Kawaii? Say what?  – You might respond. And what’s up with the puppy?

Don’t worry – it all makes sense. I’m only trying to make you feel better.

Kawaii is japanese and it means cute. And the concept of cuteness is an essential part of japanese culture. Originally kawaii is referring to the image of a radiant og blushing face. And can also be translated into:  to be loved.

The icon of cuteness is Hello Kitty – and this year she has been 40 years in the business of kawaii! And she stronger than ever – because of her cuteness. Looking at Kitty (or other kawaii images) makes you feel good.


But why is all this talk about kawaii relevant in this context?

If you take a look over the landscape of brand characters you will meet cuteness everywhere. It is often the very essence of characterdesign. But why?

Cute things produce positive feelings

The tenderness elicited by cute images is more than just a positive feeling state. It can make people more physically tender in in their motor behavior and narrows attentional focus

Nittono, H. et al.: The Power of kawaii, PLoS one 2012


A immensely cute brand character is Danbo. He represents Amazon – he isa  sort of robot made from the company’s delivery boxes.

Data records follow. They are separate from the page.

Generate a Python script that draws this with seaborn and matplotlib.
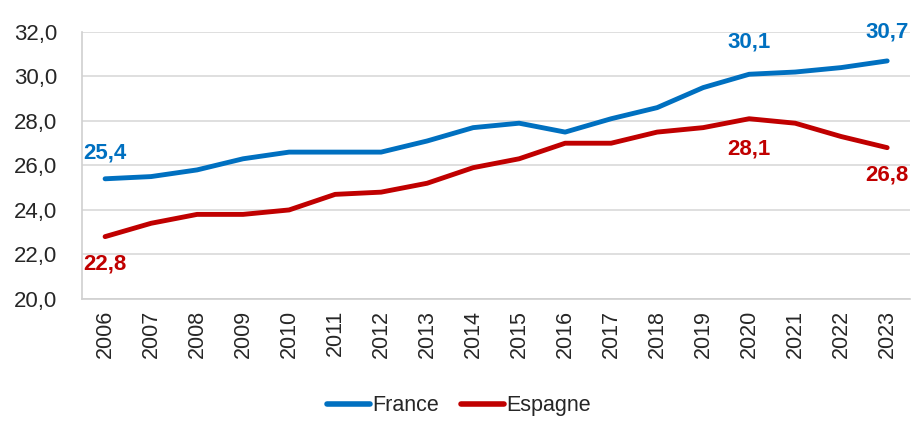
import matplotlib
matplotlib.use('Agg')
import matplotlib.pyplot as plt
from matplotlib.ticker import FixedLocator, FuncFormatter
import pandas as pd
import seaborn as sns

years = list(range(2006, 2024))
france = [25.4, 25.5, 25.8, 26.3, 26.6, 26.6, 26.6, 27.1, 27.7, 27.9, 27.5, 28.1, 28.6, 29.5, 30.1, 30.2, 30.4, 30.7]
espagne = [22.8, 23.4, 23.8, 23.8, 24.0, 24.7, 24.8, 25.2, 25.9, 26.3, 27.0, 27.0, 27.5, 27.7, 28.1, 27.9, 27.3, 26.8]
series_names = ['France', 'Espagne']
colors = {'France': '#0070C0', 'Espagne': '#C00000'}

# years whose values get a label: (index, offset for France, offset for Espagne) in points
labelled = [(0, 11, -12), (14, 16, -14), (17, 13, -12)]

sns.set_style('white')
plt.rcParams['font.family'] = ['Liberation Sans', 'DejaVu Sans']

df = pd.DataFrame({
    'pos': list(range(len(years))) * 2,
    'value': france + espagne,
    'serie': ['France'] * len(years) + ['Espagne'] * len(years),
})

fig = plt.figure(figsize=(9.12, 4.21), dpi=100)
ax = fig.add_axes([0.09, 0.29, 0.908, 0.634])
sns.lineplot(data=df, x='pos', y='value', hue='serie', hue_order=series_names,
             palette=colors, linewidth=3.5, ax=ax, legend=True)

ax.set_xlim(-0.5, len(years) - 0.5)
ax.set_ylim(20, 32)
ax.set_yticks([20, 22, 24, 26, 28, 30, 32])
ax.yaxis.set_major_formatter(FuncFormatter(lambda v, p: f'{v:.1f}'.replace('.', ',')))
ax.set_xticks(range(len(years)))
ax.set_xticklabels([str(y) for y in years], rotation=90)
ax.xaxis.set_minor_locator(FixedLocator([i + 0.5 for i in range(-1, len(years))]))
ax.tick_params(axis='x', which='major', length=0, pad=8, labelsize=15.5)
ax.tick_params(axis='x', which='minor', length=7, color='#D0D0D0', width=1)
ax.tick_params(axis='y', length=0, labelsize=16, pad=18)
ax.set_xlabel('')
ax.set_ylabel('')
ax.grid(axis='y', color='#D9D9D9', linewidth=1.2)
for side in ['top', 'right']:
    ax.spines[side].set_visible(False)
for side in ['left', 'bottom']:
    ax.spines[side].set_color('#D0D0D0')
    ax.spines[side].set_linewidth(1.2)

# data labels
for i, off_fr, off_es in labelled:
    ax.annotate(f'{france[i]:.1f}'.replace('.', ','), (i, france[i]), xytext=(0, off_fr),
                textcoords='offset points', ha='center', va='bottom',
                color=colors['France'], fontsize=16, fontweight='bold')
    ax.annotate(f'{espagne[i]:.1f}'.replace('.', ','), (i, espagne[i]), xytext=(0, off_es),
                textcoords='offset points', ha='center', va='top',
                color=colors['Espagne'], fontsize=16, fontweight='bold')

leg = ax.legend(loc='center', bbox_to_anchor=(0.455, -0.4), ncol=2, frameon=False,
                fontsize=15.5, handlelength=2.0, handletextpad=0.1, columnspacing=1.0)
for line in leg.get_lines():
    line.set_linewidth(4)

fig.savefig('out.png', dpi=100)
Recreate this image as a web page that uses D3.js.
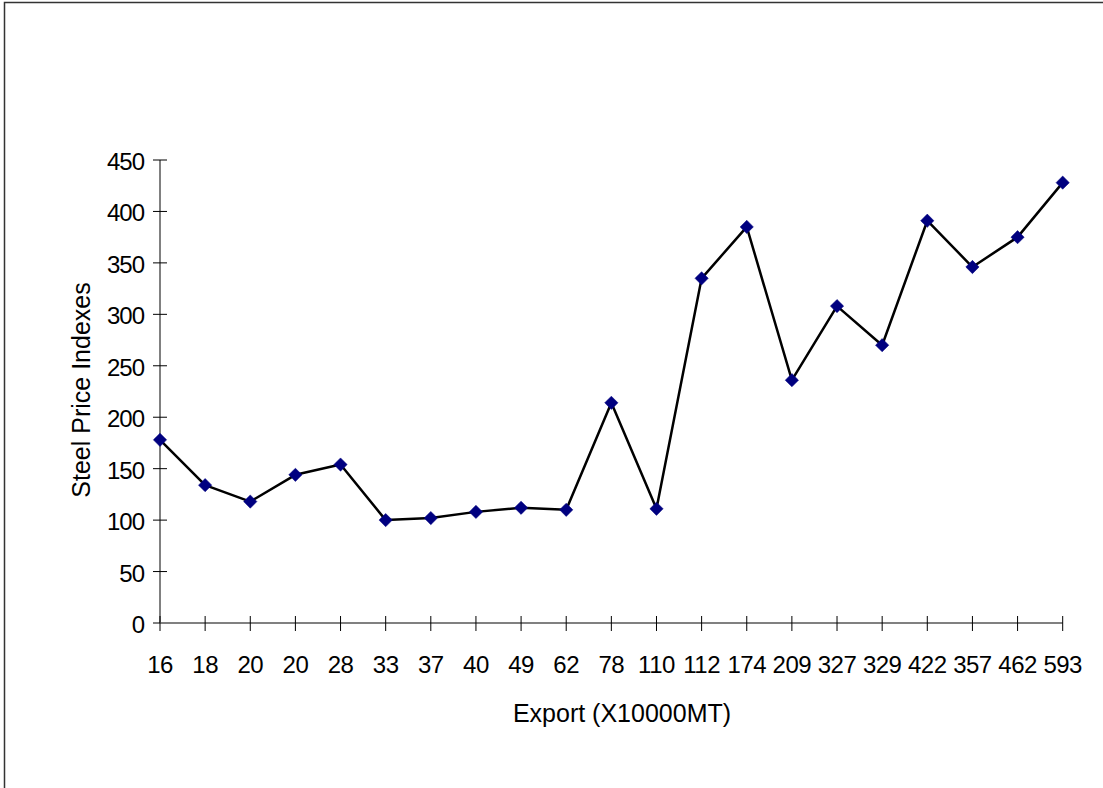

Or Zendiums toothpaste’s new characters called Zymerne


Or Yummo Yogurts penguin

When is something percieved to be cute?

Cute objects are assumed to be characterized by baby schema: A large head relative to the body size, a high and protruding forehead and large eyes.

This idea that cuteness in babies is a part of evolution that ensures that adults take care of their children was first described by the austrian zoologist Konrad Lorenz in the 1970’s



 If a picture wasn’t going very well, I’d put a puppy in it.